One franchisee survey participant said, “Any increase in taxes affects economic prosperity for myself, my family, and my employees and their families.”

It’s not just business owners that will be affected. Employees will be affected, too.

Every dollar that Washington takes from your Main Street franchisee in the form of higher tax rates is one less dollar that goes into a new job being created. Whether it is the owner of your neighborhood chain restaurant, doughnut shop, hotel or automotive center, job creation in franchise businesses remains a bright light in a still tepid and uneven economic recovery. At a time when job growth continues to be more important than ever, something’s got to give.

While short-term action is important to avoid the fiscal cliff, it is clearly not a substitute for long-term fundamental fiscal reform, which is why Congress should firmly commit to a long-term plan to address our government’s excessive spending, particularly entitlement spending, and reducing the unsustainable debt that is choking our economic recovery.

Franchise business owners are your local small businesses on virtually every Main Street and all 435 congressional districts in America. While the brands may be big, the business owners are small. More than 80 percent are structured as pass-through entities and file their taxes as LLCs, partnerships, S corporations or sole proprietorships. They do not pay the corporate income tax. Instead, they declare their business profits on their personal income tax returns and are taxed at the individual tax rate.

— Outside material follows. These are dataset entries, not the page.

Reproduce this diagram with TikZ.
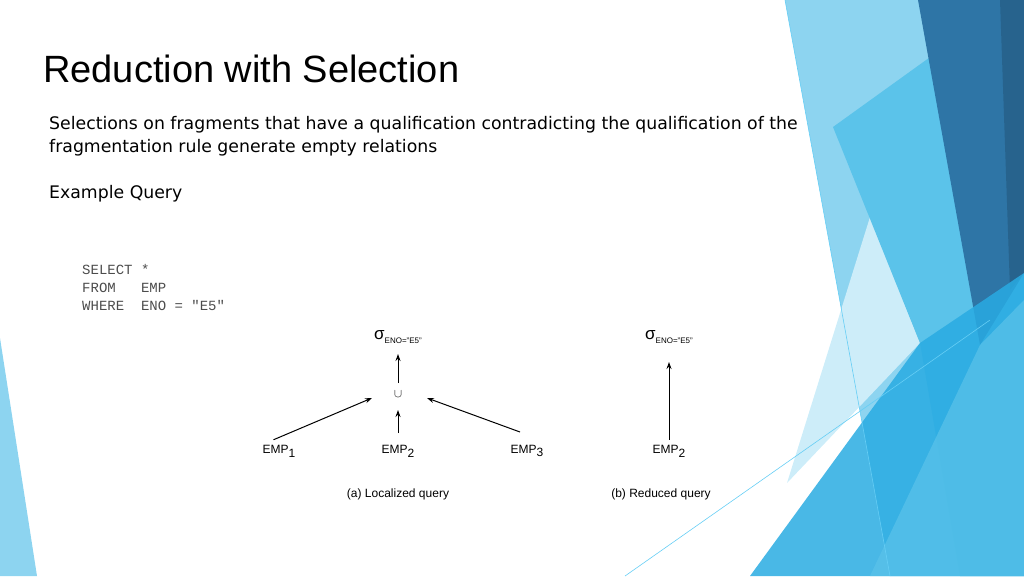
\documentclass[tikz,border=0pt]{standalone}
\usepackage{fontspec}
\setmainfont{Liberation Sans}
\newfontfamily\bodyfont{DejaVu Sans}
\newfontfamily\sqlfont{Liberation Mono}
\usetikzlibrary{arrows.meta}
\definecolor{lb}{HTML}{8DD4F0}
\definecolor{mb}{HTML}{5BC3EA}
\definecolor{db}{HTML}{2E75A6}
\definecolor{bb}{HTML}{29ABE2}
\definecolor{vl}{HTML}{CDEDF9}
\tikzset{lbl/.style={font=\fontsize{12}{14}\selectfont, inner sep=1pt},
 arr/.style={-{Stealth[length=7pt,width=5pt]}, line width=1pt},
 txt/.style={anchor=base west, inner sep=0pt}}
\newcommand{\sigq}{{\fontsize{17}{17}\selectfont σ}\raisebox{-0.5ex}{\fontsize{8}{9}\selectfont ENO="E5"}}
\begin{document}
\begin{tikzpicture}[x=1pt,y=-1pt]
\useasboundingbox (0,0) rectangle (1024,576);
% decorations
\fill[lb] (0,338) -- (37,576) -- (0,576) -- cycle;
\fill[lb] (785,0) -- (1024,0) -- (1024,576) -- (890,576) -- cycle;
\fill[vl] (870,217) -- (920,343) -- (787,483) -- cycle;
\fill[mb] (833,127) -- (940,50) -- (1024,150) -- (1024,576) -- (960,576) -- (920,343) -- cycle;
\fill[db] (918,0) -- (1024,0) -- (1024,273) -- (980,345) -- cycle;
\fill[db!85!black] (1000,0) -- (1024,0) -- (1024,273) -- (1010,290) -- cycle;
\fill[bb, opacity=0.85] (750,576) -- (920,343) -- (1024,273) -- (1024,576) -- cycle;
\fill[mb, opacity=0.7] (870,576) -- (980,345) -- (1024,300) -- (1024,576) -- cycle;
\draw[cyan!60, line width=0.6pt] (785,0) -- (890,576);
\draw[cyan!60, line width=0.6pt] (625,576) -- (990,320);
% texts
\node[txt, font=\fontsize{38}{44}\selectfont] (title) at (43,82) {Reduction with Selection};
\node[txt, font=\bodyfont\fontsize{17.3}{20}\selectfont] (l1) at (49,129) {Selections on fragments that have a qualification contradicting the qualification of the};
\node[txt, font=\bodyfont\fontsize{17.3}{20}\selectfont] (l2) at (49,152) {fragmentation rule generate empty relations};
\node[txt, font=\bodyfont\fontsize{17.3}{20}\selectfont] (l3) at (49,198) {Example Query};
\node[txt, font=\sqlfont\fontsize{14}{15}\selectfont, text=black!70] (q1) at (82,274) {SELECT *};
\node[txt, font=\sqlfont\fontsize{14}{15}\selectfont, text=black!70] (q2) at (82,292) {FROM\ \ \ EMP};
\node[txt, font=\sqlfont\fontsize{14}{15}\selectfont, text=black!70] (q3) at (82,310) {WHERE\ \ ENO = "E5"};
% diagram a
\node[lbl] (s1) at (398,337) {\sigq};
\node[lbl] (u) at (398,394) {$\cup$};
\node[lbl] (e1) at (279,451) {EMP\raisebox{-0.6ex}{1}};
\node[lbl] (e2) at (398,451) {EMP\raisebox{-0.6ex}{2}};
\node[lbl] (e3) at (527,451) {EMP\raisebox{-0.6ex}{3}};
\draw[arr] (e1.north west)++(12,-4) coordinate (c1) -- (372,398) coordinate (t1);
\draw[arr] (398,433) -- (398,410);
\draw[arr] (398,383) -- (398,354);
\draw[arr] (520,432) -- (427,398);
\node[lbl] (ca) at (398,494) {(a) Localized query};
% diagram b
\node[lbl] (s2) at (669,337) {\sigq};
\node[lbl] (f2) at (669,451) {EMP\raisebox{-0.6ex}{2}};
\draw[arr] (f2.north) ++(0,-4) -- (669,362);
\node[lbl] (cb) at (661,494) {(b) Reduced query};
\end{tikzpicture}
\end{document}
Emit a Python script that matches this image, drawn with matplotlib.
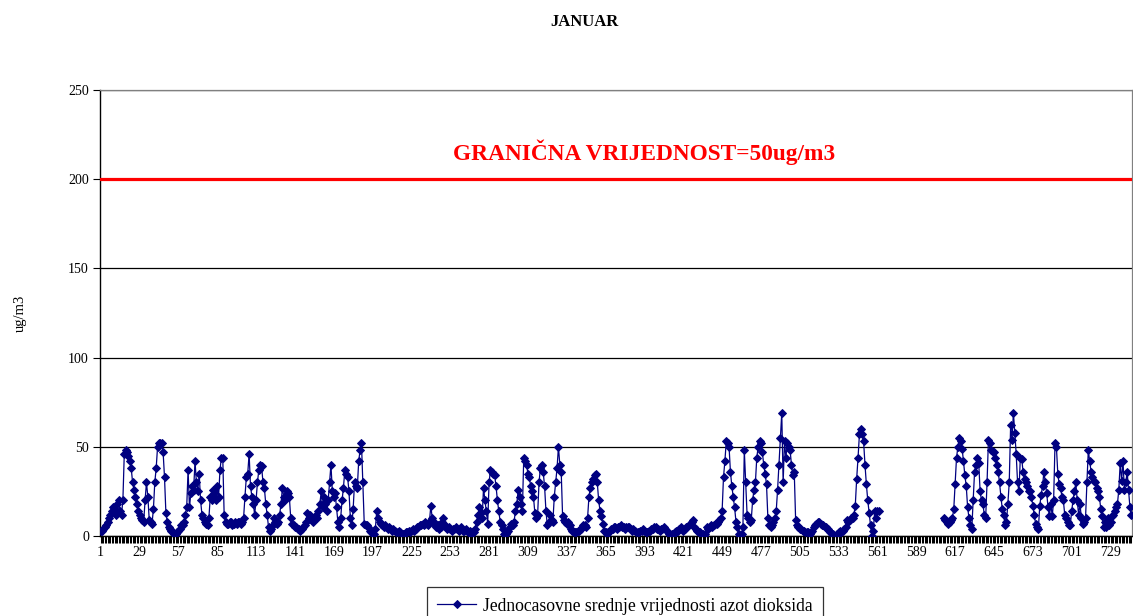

It is a complete misnomer to classify these small-business owners structured as pass-through entities as the “rich” or the “wealthy.” While the business may be grossing $250,000, these franchise small-business owners do not see nearly that much in their personal bank accounts each year.

Instead, those earnings pay down loans and are used to reinvest in their existing business, or are used to open more establishments, which in turn creates more jobs and economic output. Even the slightest tax rate increases could put both new businesses and new jobs at risk.

With unemployment still near 8 percent, raising taxes does not create even one much-needed job — quite the contrary. While some in the media and the administration continue to say that only 2 percent or 3 percent of American taxpayers would be affected by raising tax rates above $250,000, what they don’t tell you is that those top 2 percent or 3 percent represent 941,000 small businesses. If we allow tax rates to increase, 714,000 jobs would be lost immediately, according to a recent study by Ernst & Young. According to the Congressional Budget Office, unemployment would rise to 9.1 percent, and that means possibly sliding back into a recession. So Congress must carefully weigh these potentially grave consequences of raising taxes on our job creators.

Congress must work toward spending reductions and a plan to raise revenue. Small businesses need tax certainty until lawmakers in the 113th Congress can consider a thoughtful, bipartisan overhaul of the tax system that addresses rates for both corporations and individuals. It’s time for some cooperation and compromise as American businesses continue to face some of the most challenging economic times in a generation. But compromise cannot come on the backs of small-franchise business owners in the form of tax hikes. They are small businesses, but they have a big effect on jobs and the future of our country.

Steve Caldeira is president and CEO of the International Franchise Association.